Direktur Keberatan dan Banding Direktorat Jenderal Pajak (DJP), Catur Rini Widosari, mengatakan perkara sengketa pajak yang masuk ke DJP memang mengalami kenaikan tiap tahunnya. Hingga tahun 2010, sengketa pengadilan pajak yang masuk ke DJP mencapai 16.617 perkara. Sebanyak 6.988 sudah putus,sedangkan 9.629 belum diputuskan.

“Trennya memang naik tiap tahun tetapi semua berkas yang masuk belum tentu berasal dari wajib pajak yang berbeda, terkadang ada dua hingga tiga berkas yang masuk dengan satu wajib pajak saja,” jelasnya di acara yang sama.

Rini mengakui dari sekian perkara sengketa pajak yang masuk ke DJP, tidak sedikit perkara tersebut akhirnya masuk ke ranah Pengadilan Pajak. Hal itu terjadi jika WP tidak setuju dengan putusan yang dikeluarkan oleh DJP dan akan melakukan banding. Namun, ia mengharapkan agar setiap WP tidak serta merta langsung menyerahkan perkara sengketa pajaknya ke pengadilan. Pasalnya, DJP juga menyediakan tim pembahasan untuk semua laporan terkait wajib pajak yang tidak setuju atas putusan yang telah dikeuarkan DJP.

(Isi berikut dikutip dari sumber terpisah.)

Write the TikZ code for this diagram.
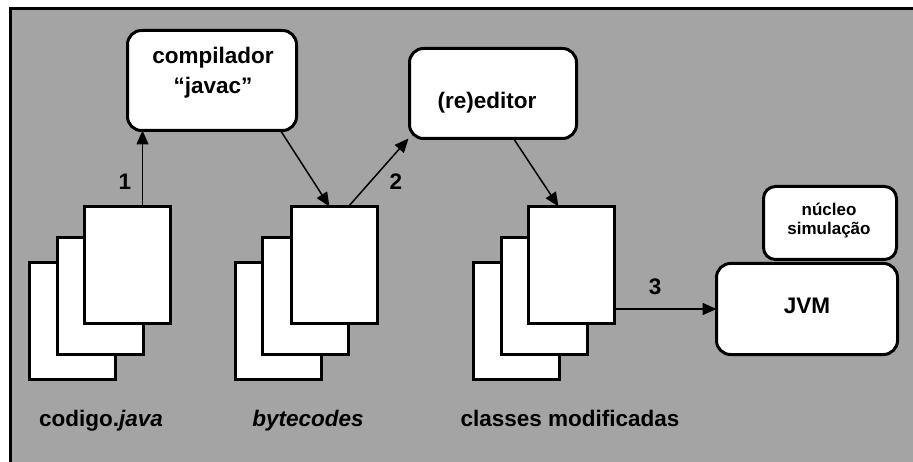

“Nanti tim pembahasan akan membahas semua laporan yang masuk tetapi tidak semua case yang akan dibahas. Hanya case tertentu saja,” katanya.

Menurut Rini, saat ini DJP sedang berbenah diri dan melakukan perubahan sehingga masukan dari WP sangat dibutuhkan jika memang DJP keliru atau salah dalam menangani dan menyelesaikan perkara pajak.